One would think that maybe after 50 years, progress would have been made in the delivery of a diagnosis. One would hope. Sadly, this same story plays out every week at TACA during support meetings, calls, and emails from hundreds of families each year.
While working at TACA for 12 years I’ve met thousands of families. The first time I meet them they are the definition of scared. Most of them have recently had a child diagnosed with autism. They look lost, fearful for their child’s future, and not wanting to accept the dismal prognosis. It doesn’t feel right to give up.
After seeing that same once lost family at TACA meetings, their follow up emails and run-ins at conferences and local health food stores, I see things about them change; for the better. They stand taller and feel more engaged. They found a new emotion; hope. Followed by actions they can take to help their kid. That hope fueled them to take positive steps forward.

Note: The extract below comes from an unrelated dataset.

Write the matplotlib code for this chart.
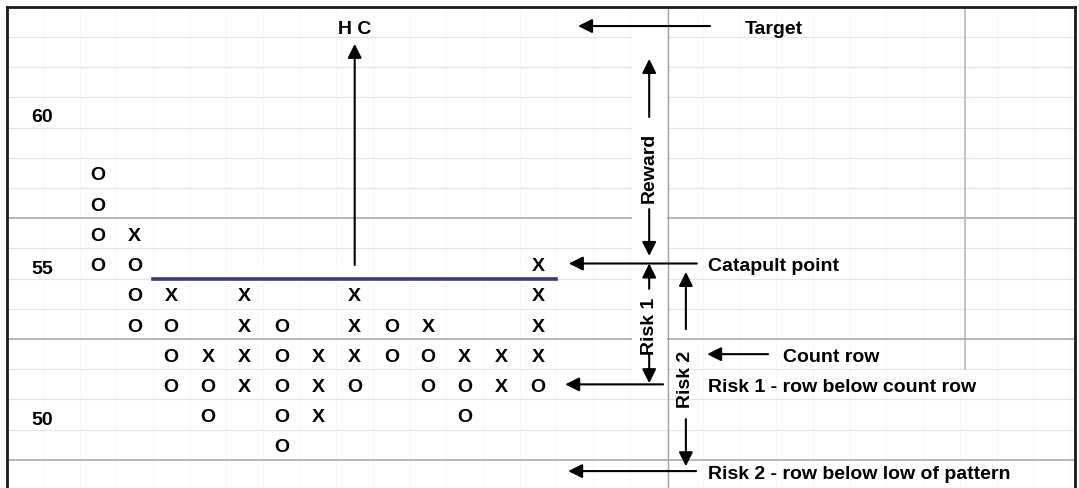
import matplotlib
matplotlib.use('Agg')
import matplotlib.pyplot as plt
from matplotlib.patches import Rectangle

plt.rcParams['font.family'] = ['Liberation Sans', 'DejaVu Sans']

# point & figure boxes, one string per price row, one char per column
prices = [58, 57, 56, 55, 54, 53, 52, 51, 50, 49]
cells = [
    "O            ",
    "O            ",
    "OX           ",
    "OO          X",
    " OX X  X    X",
    " OO XO XOX  X",
    "  OXXOXXOOXXX",
    "  OOXOXO OOXO",
    "   O OX   O  ",
    "     O       ",
]
price_labels = [60, 55, 50]

catapult = 55
count_row = 52
risk1_row = 51
risk2_row = 48
target = 63
breakout_col = 8
line_level = 54.5
line_cols = (2.5, 13.5)

dy = -0.07  # text sits a touch low in the scan


def arrow(ax, x0, y0, x1, y1):
    ax.annotate('', xy=(x1, y1), xytext=(x0, y0),
                arrowprops=dict(arrowstyle='-|>,head_length=0.6,head_width=0.3',
                                color='black', lw=1.5, shrinkA=0, shrinkB=0,
                                mutation_scale=14))


def label(ax, x, y, s, **kw):
    ax.text(x, y + dy, s, fontsize=14, fontweight='bold', va='center', **kw)


def draw():
    fig = plt.figure(figsize=(10.79, 4.89), dpi=100)
    ax = fig.add_axes([7 / 1079, 0, 1068 / 1079, 481 / 489])
    ax.set_xlim(-1.48, 27.64)
    ax.set_ylim(47.57, 63.49)
    ax.set_xticks([])
    ax.set_yticks([])
    for s in ['left', 'top', 'right']:
        ax.spines[s].set_color('#1a1a1a')
        ax.spines[s].set_linewidth(2)
    ax.spines['bottom'].set_visible(False)

    # grid
    for c in range(-1, 28):
        ax.axvline(c + 0.5, color='#f8f8f8', lw=0.8, zorder=0)
    for r in range(48, 63):
        if r + 0.5 in (48.5, 52.5, 56.5):
            ax.axhline(r + 0.5, color='#a9a9a9', lw=1.2, zorder=0)
        else:
            ax.axhline(r + 0.5, color='#e4e4e4', lw=0.9, zorder=0)
    ax.add_patch(Rectangle((15.56, 50.5), 0.96, 14, facecolor='white',
                           edgecolor='none', zorder=1))
    ax.plot([16.54, 16.54], [47.57, 63.49], color='#a8a09a', lw=1.0, zorder=1)
    ax.plot([24.64, 24.64], [51.5, 63.49], color='#c0b4ae', lw=1.2, zorder=1)

    # boxes
    for p, row in zip(prices, cells):
        for i, ch in enumerate(row):
            if ch != ' ':
                label(ax, i + 1, p, ch, ha='center', zorder=3)
    for p in price_labels:
        label(ax, -0.53, p - 0.08, str(p), ha='center', zorder=3)

    ax.plot(line_cols, [line_level, line_level], color='#3a3a8a', lw=2.6, zorder=2)

    # high column / target
    arrow(ax, breakout_col, catapult - 0.05, breakout_col, 62.27)
    label(ax, breakout_col, 62.86, 'H C', ha='center')
    arrow(ax, 17.69, 62.86, 14.09, 62.86)
    label(ax, 18.64, 62.86, 'Target', ha='left')

    # reward
    arrow(ax, 16.03, 59.85, 16.03, 61.77)
    arrow(ax, 16.03, 56.8, 16.03, 55.25)
    ax.text(16.03, 58.2, 'Reward', rotation=90, ha='center', va='center',
            fontsize=14, fontweight='bold')

    # risk 1
    arrow(ax, 16.03, 54.16, 16.03, catapult)
    arrow(ax, 16.03, 52.0, 16.03, 51.04)
    ax.text(16.03, 52.96, 'Risk 1', rotation=90, ha='center', va='center',
            fontsize=14, fontweight='bold')

    # risk 2
    arrow(ax, 17.03, 52.83, 17.03, 54.72)
    arrow(ax, 17.03, 49.85, 17.03, 48.29)
    ax.text(17.03, 51.18, 'Risk 2', rotation=90, ha='center', va='center',
            fontsize=14, fontweight='bold')

    # right hand labels
    arrow(ax, 17.33, catapult, 13.84, catapult)
    label(ax, 17.63, catapult, 'Catapult point', ha='left')
    arrow(ax, 19.27, count_row, 17.61, count_row)
    label(ax, 19.68, count_row, 'Count row', ha='left')
    arrow(ax, 16.41, risk1_row, 13.74, risk1_row)
    label(ax, 17.63, risk1_row, 'Risk 1 - row below count row', ha='left')
    arrow(ax, 17.31, risk2_row + 0.13, 13.82, risk2_row + 0.13)
    label(ax, 17.63, risk2_row + 0.13, 'Risk 2 - row below low of pattern', ha='left')

    fig.savefig('out.png', dpi=100, facecolor='white')


draw()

While I agree hope needs to be followed by best practices along with help to get through the journey, not every family experiences the same results with every treatment and therapy. What I do know is that the last five years has generated a tremendous amount of new research and treatment options. Much has improved. Again, some more hope!
This leads me back to the tile of this blog. What’s with all the false pessimism at diagnosis? One TACA mom said it best to me “Hope gets me out of bed in the morning!” I’d prefer this TACA mom’s view versus some specialists view about no hope without a working crystal ball.

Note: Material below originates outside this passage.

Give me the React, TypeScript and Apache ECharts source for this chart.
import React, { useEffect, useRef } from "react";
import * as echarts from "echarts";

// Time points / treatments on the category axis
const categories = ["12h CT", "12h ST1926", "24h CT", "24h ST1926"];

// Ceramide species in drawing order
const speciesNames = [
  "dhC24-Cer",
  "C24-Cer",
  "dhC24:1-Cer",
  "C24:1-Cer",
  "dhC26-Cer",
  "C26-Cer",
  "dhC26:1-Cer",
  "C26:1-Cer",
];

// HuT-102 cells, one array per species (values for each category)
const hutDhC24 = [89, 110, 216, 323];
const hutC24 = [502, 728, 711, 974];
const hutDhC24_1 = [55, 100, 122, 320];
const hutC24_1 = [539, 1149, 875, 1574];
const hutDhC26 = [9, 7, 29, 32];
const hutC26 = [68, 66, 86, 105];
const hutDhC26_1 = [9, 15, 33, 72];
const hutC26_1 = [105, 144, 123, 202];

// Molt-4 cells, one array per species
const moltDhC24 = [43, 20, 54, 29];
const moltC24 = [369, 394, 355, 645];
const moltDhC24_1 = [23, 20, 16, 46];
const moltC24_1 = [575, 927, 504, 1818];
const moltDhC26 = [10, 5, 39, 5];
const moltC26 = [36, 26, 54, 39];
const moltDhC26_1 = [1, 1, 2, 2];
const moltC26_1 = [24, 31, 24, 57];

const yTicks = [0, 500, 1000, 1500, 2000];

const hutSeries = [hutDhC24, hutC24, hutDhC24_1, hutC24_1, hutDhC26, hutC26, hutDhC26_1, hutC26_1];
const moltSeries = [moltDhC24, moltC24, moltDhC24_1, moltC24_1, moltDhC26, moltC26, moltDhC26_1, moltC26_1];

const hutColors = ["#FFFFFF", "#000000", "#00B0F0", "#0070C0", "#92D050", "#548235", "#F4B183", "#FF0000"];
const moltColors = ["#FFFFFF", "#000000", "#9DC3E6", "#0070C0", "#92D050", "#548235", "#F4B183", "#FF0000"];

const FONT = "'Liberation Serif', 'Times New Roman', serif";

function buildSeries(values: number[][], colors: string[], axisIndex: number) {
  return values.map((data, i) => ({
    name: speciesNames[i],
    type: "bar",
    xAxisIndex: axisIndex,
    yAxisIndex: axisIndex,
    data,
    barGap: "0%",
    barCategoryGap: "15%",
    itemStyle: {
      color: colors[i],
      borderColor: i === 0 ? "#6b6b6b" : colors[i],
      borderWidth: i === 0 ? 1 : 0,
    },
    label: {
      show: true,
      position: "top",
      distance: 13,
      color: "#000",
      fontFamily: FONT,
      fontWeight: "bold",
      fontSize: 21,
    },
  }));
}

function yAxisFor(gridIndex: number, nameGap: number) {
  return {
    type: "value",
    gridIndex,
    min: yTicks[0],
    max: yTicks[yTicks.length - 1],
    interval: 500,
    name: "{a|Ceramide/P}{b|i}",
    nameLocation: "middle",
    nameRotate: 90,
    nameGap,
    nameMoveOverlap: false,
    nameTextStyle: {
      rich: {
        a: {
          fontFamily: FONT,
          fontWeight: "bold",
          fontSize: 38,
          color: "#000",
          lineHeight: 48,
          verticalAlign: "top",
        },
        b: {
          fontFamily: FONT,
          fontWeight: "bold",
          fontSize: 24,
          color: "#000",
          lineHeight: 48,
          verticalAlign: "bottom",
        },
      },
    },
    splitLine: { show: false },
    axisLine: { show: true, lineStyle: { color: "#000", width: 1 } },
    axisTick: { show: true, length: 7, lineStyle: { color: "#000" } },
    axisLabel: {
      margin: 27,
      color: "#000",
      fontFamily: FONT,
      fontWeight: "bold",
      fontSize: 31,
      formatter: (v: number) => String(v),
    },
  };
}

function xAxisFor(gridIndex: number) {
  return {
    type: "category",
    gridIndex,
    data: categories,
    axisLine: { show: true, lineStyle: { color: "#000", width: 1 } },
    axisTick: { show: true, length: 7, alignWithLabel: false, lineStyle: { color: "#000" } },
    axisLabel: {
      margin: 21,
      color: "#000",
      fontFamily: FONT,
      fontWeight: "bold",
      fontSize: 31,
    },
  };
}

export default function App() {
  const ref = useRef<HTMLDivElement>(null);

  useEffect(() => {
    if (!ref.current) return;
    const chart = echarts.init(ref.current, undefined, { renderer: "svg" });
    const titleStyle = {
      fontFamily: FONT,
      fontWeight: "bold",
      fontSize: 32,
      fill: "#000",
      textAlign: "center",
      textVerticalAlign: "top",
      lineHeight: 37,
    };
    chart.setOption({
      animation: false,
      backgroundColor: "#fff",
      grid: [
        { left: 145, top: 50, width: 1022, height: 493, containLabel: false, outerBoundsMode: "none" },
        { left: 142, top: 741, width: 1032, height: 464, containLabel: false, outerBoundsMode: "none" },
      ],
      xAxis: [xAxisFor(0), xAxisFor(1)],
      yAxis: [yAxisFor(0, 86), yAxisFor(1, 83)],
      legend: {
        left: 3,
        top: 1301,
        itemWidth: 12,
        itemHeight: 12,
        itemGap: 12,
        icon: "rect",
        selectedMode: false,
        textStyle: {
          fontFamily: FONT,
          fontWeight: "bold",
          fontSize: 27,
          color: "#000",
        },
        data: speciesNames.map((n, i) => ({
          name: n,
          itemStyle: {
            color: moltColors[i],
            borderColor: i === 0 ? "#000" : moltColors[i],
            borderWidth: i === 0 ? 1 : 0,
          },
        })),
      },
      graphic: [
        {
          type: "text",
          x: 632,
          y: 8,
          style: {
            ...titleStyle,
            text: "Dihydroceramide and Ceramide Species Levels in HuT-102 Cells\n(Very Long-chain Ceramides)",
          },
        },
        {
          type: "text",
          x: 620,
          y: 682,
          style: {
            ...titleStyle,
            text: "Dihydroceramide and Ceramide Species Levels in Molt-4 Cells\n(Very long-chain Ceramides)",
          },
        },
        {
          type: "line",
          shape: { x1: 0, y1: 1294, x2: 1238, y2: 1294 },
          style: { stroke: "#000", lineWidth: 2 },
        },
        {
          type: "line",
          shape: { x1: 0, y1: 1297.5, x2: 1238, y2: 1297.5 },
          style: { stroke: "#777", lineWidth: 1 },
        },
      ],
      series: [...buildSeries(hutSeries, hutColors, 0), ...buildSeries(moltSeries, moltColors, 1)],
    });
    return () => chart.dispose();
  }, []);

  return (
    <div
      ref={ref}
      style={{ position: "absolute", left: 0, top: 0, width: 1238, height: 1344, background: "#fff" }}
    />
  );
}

I rather live a life filled with hope even if it’s a small amount, even though my son takes back steps occasionally, and he still has delays between those of his typical peers and current skills. I choose hope. I celebrate his victories and help find answers for the rest. I accept and love him, working towards the goal of recovery and back pocket the goal of independence for my son.
The false pessimism theory is a different story. What purpose does it serve? How do we know what is in store for a very young child at the time of an autism diagnosis? How do we know what a child can be if we don’t try? What if there are some families that don’t wish to give up? What if these experts are wrong about no hope and no cure for many kids with an autism diagnosis?
What’s wonderful for a family is marching down the list of options which can be started at any time. Here are the resources for families:
- Blueprints: navigate your steps using best practices
- Mentors: obtain a free TACA mentor to help you along the way
- Live Chat: ask questions when you are stuck
- Meetings: plug into your community for additional education and support
- Everything on a budget
- Who pays for what?
All these resources are free for families. TACA is building more tools based on the generosity of donors.
Another mom said something very inspirational to me “TACA makes hope a verb. Thanks!” I agree. Hope with help can be powerful, and can also lead to positive action. I am not sure what false pessimism leads to.
For autism awareness action month, watch the Temple Grandin HBO movie. It is a wonderful depiction of all facets of autism and she is a hero to many families. Then, for families living with autism, serve up a heaping portion of hope. There is work to do. TACA is here to help!